Saturday, February 6, 2010

Always Learning About Color

When I started painting, I was overwhelmed by all the color choices. I took a water color class with excellent instruction where I learned a lot of techniques. The mystery of color choice was a non-issue because the instructor suggested the colors to use for our projects.

I picked up just enough information about the pigments to know that some would be opaque and others transparent. I couldn't mix just any red and yellow to come up with a lovely orange... and don't get me started on which red and blue to select for a pretty purple! I was so intimidated that I could have given up painting if it it hadn't been such a driving passion for me to learn.

Experience is one of the best teachers. You just have to use the paint and experiment. I found Nita Leland's book Exploring Color and Dory Kanter's book Art Escapes. (More recently Nita released Confident Color which I also added to my reference library.) These books helped guide me in color selection. One concept that I greatly appreciate is the limited palette. It's a great place to start your color education. I dabbled with my paints and came up with palettes for paintings based on information I picked up in these books.
I can't omit another great book. Stephen Quiller's Color Choices is a wonderful reference book with color exercises. It was recommended to me by Joen Wolfrom whose color theory books are oriented to the quilt artist. Color Play is a gorgeous and informative book. It was a thrill to meet her in Houston at the International Quilt Fest several years ago and discuss our mutual love of color through quilting, art and photography.
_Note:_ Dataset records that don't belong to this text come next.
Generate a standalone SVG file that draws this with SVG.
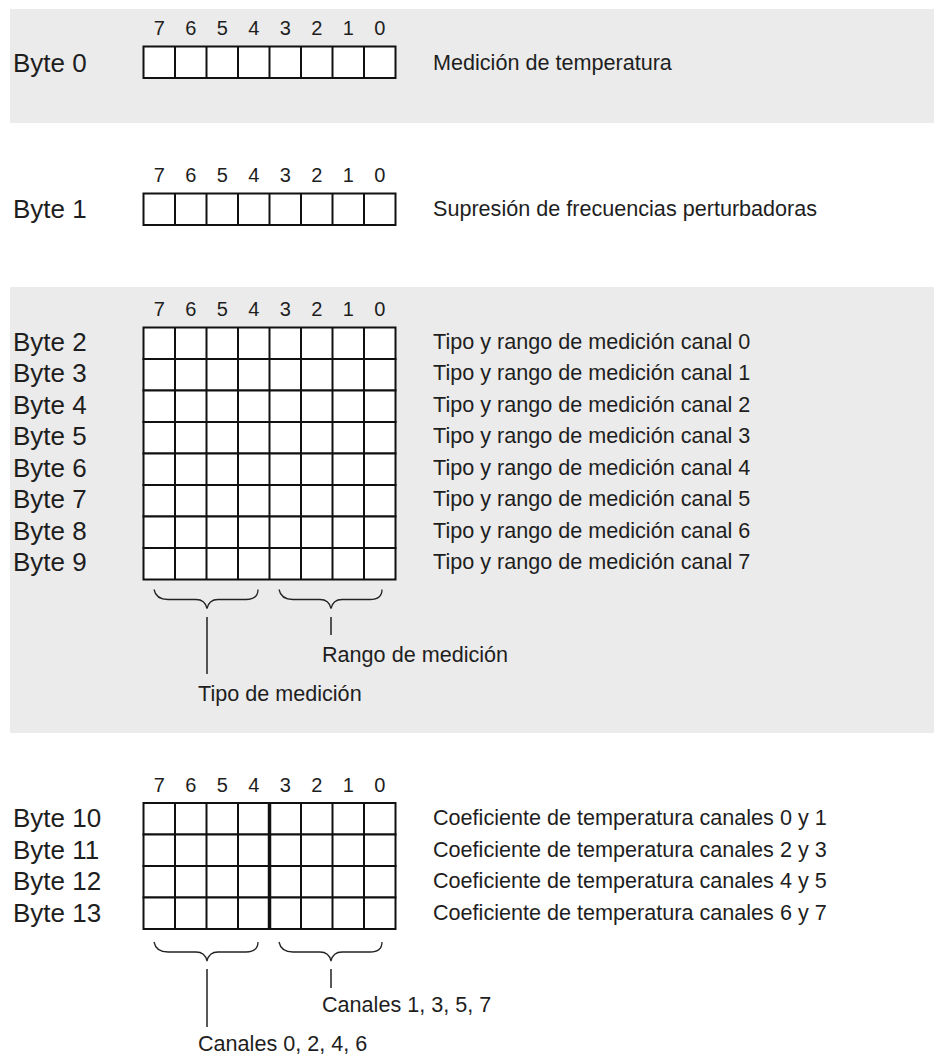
<svg xmlns="http://www.w3.org/2000/svg" width="934" height="1056" viewBox="0 0 934 1056">
<style>
.band{fill:#ebebeb;stroke:none}
.cell{fill:#fff;stroke:#111;stroke-width:2}
.ln{stroke:#111;stroke-width:2;fill:none}
.mid{stroke:#111;stroke-width:3.5;fill:none}
.brace{stroke:#222;stroke-width:1.3;fill:none}
.lead{stroke:#222;stroke-width:1.5;fill:none}
text{font-family:"Liberation Sans",Arial,sans-serif;fill:#1e1e1e}
.byte{font-size:26px}
.bit{font-size:20px;text-anchor:middle}
.desc{font-size:21.6px}
</style>
<defs>
<g id="bits">
<text class="bit" x="159.25" y="0">7</text>
<text class="bit" x="190.75" y="0">6</text>
<text class="bit" x="222.25" y="0">5</text>
<text class="bit" x="253.75" y="0">4</text>
<text class="bit" x="285.25" y="0">3</text>
<text class="bit" x="316.75" y="0">2</text>
<text class="bit" x="348.25" y="0">1</text>
<text class="bit" x="379.75" y="0">0</text>
</g>
<g id="row">
<rect class="cell" x="143.5" y="0" width="252" height="31.5"/>
<path class="ln" d="M175,0v31.5M206.5,0v31.5M238,0v31.5M269.5,0v31.5M301,0v31.5M332.5,0v31.5M364,0v31.5"/>
</g>
<path id="braceL" class="brace" d="M154,0 Q156,10 168,10 L196,10 Q205,10 207,19 Q209,10 218,10 L246,10 Q258,10 258,0"/>
<path id="braceR" class="brace" d="M279,0 Q281,10 293,10 L320,10 Q329,10 331,19 Q333,10 342,10 L370,10 Q382,10 382,0"/>
</defs>

<rect class="band" x="10" y="9" width="924" height="114"/>
<rect class="band" x="10" y="287" width="924" height="446"/>

<g id="byte0">
<use href="#bits" y="35"/>
<text class="byte" x="13" y="71.5">Byte 0</text>
<use href="#row" y="46.5"/>
<text class="desc" x="433" y="69.5">Medición de temperatura</text>
</g>

<g id="byte1">
<use href="#bits" y="182"/>
<text class="byte" x="13" y="218.3">Byte 1</text>
<use href="#row" y="193.5"/>
<text class="desc" x="433" y="216">Supresión de frecuencias perturbadoras</text>
</g>

<g id="bytes2to9">
<use href="#bits" y="316"/>
<text class="byte" x="13" y="350.5">Byte 2</text>
<text class="byte" x="13" y="382">Byte 3</text>
<text class="byte" x="13" y="413.5">Byte 4</text>
<text class="byte" x="13" y="445">Byte 5</text>
<text class="byte" x="13" y="476.5">Byte 6</text>
<text class="byte" x="13" y="508">Byte 7</text>
<text class="byte" x="13" y="539.5">Byte 8</text>
<text class="byte" x="13" y="571">Byte 9</text>
<use href="#row" y="327.5"/>
<use href="#row" y="359"/>
<use href="#row" y="390.5"/>
<use href="#row" y="422"/>
<use href="#row" y="453.5"/>
<use href="#row" y="485"/>
<use href="#row" y="516.5"/>
<use href="#row" y="548"/>
<text class="desc" x="433" y="348.5">Tipo y rango de medición canal 0</text>
<text class="desc" x="433" y="380">Tipo y rango de medición canal 1</text>
<text class="desc" x="433" y="411.5">Tipo y rango de medición canal 2</text>
<text class="desc" x="433" y="443">Tipo y rango de medición canal 3</text>
<text class="desc" x="433" y="474.5">Tipo y rango de medición canal 4</text>
<text class="desc" x="433" y="506">Tipo y rango de medición canal 5</text>
<text class="desc" x="433" y="537.5">Tipo y rango de medición canal 6</text>
<text class="desc" x="433" y="569">Tipo y rango de medición canal 7</text>
</g>

<g id="bytes10to13">
<use href="#bits" y="791.5"/>
<text class="byte" x="13" y="827">Byte 10</text>
<text class="byte" x="13" y="858.5">Byte 11</text>
<text class="byte" x="13" y="890">Byte 12</text>
<text class="byte" x="13" y="921.5">Byte 13</text>
<use href="#row" y="803"/>
<use href="#row" y="834.5"/>
<use href="#row" y="866"/>
<use href="#row" y="897.5"/>
<path class="mid" d="M269.5,803V929"/>
<text class="desc" x="433" y="825">Coeficiente de temperatura canales 0 y 1</text>
<text class="desc" x="433" y="856.5">Coeficiente de temperatura canales 2 y 3</text>
<text class="desc" x="433" y="888">Coeficiente de temperatura canales 4 y 5</text>
<text class="desc" x="433" y="919.5">Coeficiente de temperatura canales 6 y 7</text>
</g>

<g id="connectors">
<use href="#braceL" y="589.5"/>
<use href="#braceR" y="589.5"/>
<path class="lead" d="M207,617V674M331,617V635"/>
<use href="#braceL" y="942"/>
<use href="#braceR" y="942"/>
<path class="lead" d="M207,969V1027M331,969V988"/>
</g>

<g id="labels">
<text class="desc" x="322" y="662">Rango de medición</text>
<text class="desc" x="198" y="701">Tipo de medición</text>
<text class="desc" x="322" y="1012">Canales 1, 3, 5, 7</text>
<text class="desc" x="198" y="1051">Canales 0, 2, 4, 6</text>
</g>
</svg>
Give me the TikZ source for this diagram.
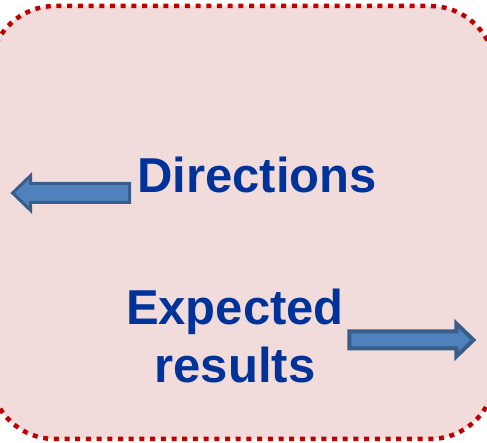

About five years ago I moved from working primarily with transparent watercolors to acrylics. I introduced white pigment to my palette and I'm still getting to know my pigments. When I need new inspiration or I need help developing a palette, I still use the books I mentioned. I use a spiral bound watercolor paper tablet to make reference of my paint collection. I also work out my color schemes as you can see in the photo I posted. I work out intermediate colors by blending complementary colors and making tints by adding white. Its important to jot down the color names.

What prompted me to write this post?

Julie Prichard and Chris Cozen are co-teaching an on-line class: Color-Beyond the Basics.
This looks like it will be fun and very informative. Chris is a Golden Paint Working Artist and author. I have one of her books in my library and have read and skimmed it several times for inspiration and technique advice. I have attended workshops by another Golden Working Artist and came away with tons of great information. I have been following Julie's blog for a long time. Her work is exciting and her blog is fun. Be sure to go to Julie's blog where you can see a short video that introduces you to these artists and lets you know how you can sign up for the class. The great thing about taking an on-line class is you can work it into your own schedule and you don't have to go out in the inclement weather that many of us are experiencing this winter.

Alright. I'm done now. Now go to The Land of Lost Luggage!


Emily said...

Oooh, thanks for all the links. I've been looking for some help with color myself. I'm such a beginner with paints, and it's very tricky. I retained my knowledge of color wheel, primary, etc., but that doesn't really help when you want to mix.

jgr said...

Hi Regina,
Wow! Thank you for all the good info. I admit the color choices often get me stumped in watercolor.

Shayla said...

Thanks for telling us about your favorite resources, Regina. I'm going to check out Julie's blog.

Sara said...

Thank you so much for taking the time to share....I will definitely be checking out Julie's blog!